Since its launch in 2007, Bombardier Recreational Products’ (BRP) Can-Am Spyder roadster has carved a unique place for itself with its distinctive Y-architecture – two wheels in the front and one in the back – which gives the vehicle the open-air exhilaration of a motorbike combined with the stability of a four-wheeled vehicle. We were duly impressed by our first test ride on the three-wheeler back in 2008, but now a new take on the Spyder is on the horizon. As part of the Canadian government’s efforts to boost that country’s automotive research and development, a project is underway to develop a hybrid version which aims to equal the performance of the current Rotax 998cc V-Twin powered model.

With the Spyder being the only mass-production, on-road vehicle that is entirely designed and manufactured in Canada, the Centre de technologies avancées BRP – Université de Sherbrooke (CTA) – a non profit organization founded by BRP and Université de Sherbrooke (UdeS) to research and develop technologies for motorized recreational products – will receive US$6.2 million from the Automotive Partnership Canada program and US$5.1 million from BRP, making for a total of US$11.3 million in financial support to develop new hybrid engine technology for the roadster.
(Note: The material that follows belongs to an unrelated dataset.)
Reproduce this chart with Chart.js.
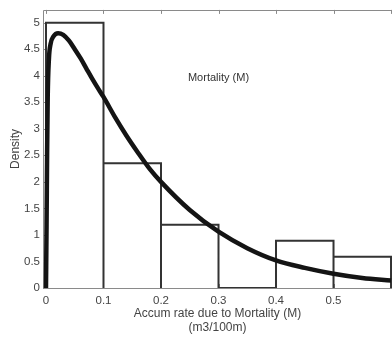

According to the CTA, the Spyder’s unique Y-architecture creates its own unique challenges in meeting the project’s goals of developing completely new electric hybrid technology that uses 50 percent less fuel and cuts CO2 emissions by 50 percent, while maintaining the vehicles speed, power and performance. The team also aims to give the vehicle a total range of 600 km (375 miles) and a range of 30 km (20 miles) in electric mode.

Out with the old…

The team recognizes that the roadster’s size alone poses major challenges for integrating two forms of motorization on the same chassis, not to mention the hybrid elements including batteries, control module and regenerative braking system.

Additionally, to retain the fast starts and acceleration of the current Can-Am Spyder, the project researchers have been given the task of designing a transmission and control strategy which allows electric and internal combustion engines to combine their strength to offer, on command, performances that are similar to BRP's current Spyder 990 RS roadster.

To meet these criteria, the project’s research team says it will have to design an entirely new propulsion system, rather than modifying existing hybrid technology. This will include reducing the weight of the current parts to compensate for the addition of the hybrid elements. The team will also take the opportunity to optimize the shape of the vehicle’s body to minimize aerodynamic drag, while providing adequate cooling of the brakes and radiator.

“Creating a three-wheel vehicle as opposed to a hybrid car poses significant design challenges that require a very high degree of innovation," said Professor Alain Desrochers from the Université de Sherbrooke’s Mechanical Engineering Department who leads the research team. "These challenges include the lack of space to accommodate hybrid motorization, cooling problems, aerodynamics, vehicle weight, and noise. Everything must be studied and modified.”

The project also hopes to position Quebec as a hub of expertise in hybrid electric vehicle technology with any technological innovations it develops also potentially transferable to other types of vehicles.

The CTA says it aims to produce three generations of prototypes and their components over the next four years, with the final product needing to pass the test in terms of performance, reliability, durability, and economic mass production.

We’ll be watching the development of the hybrid version of the Can-Am Spyder roadster with interest and will keep you updated with details as we get them.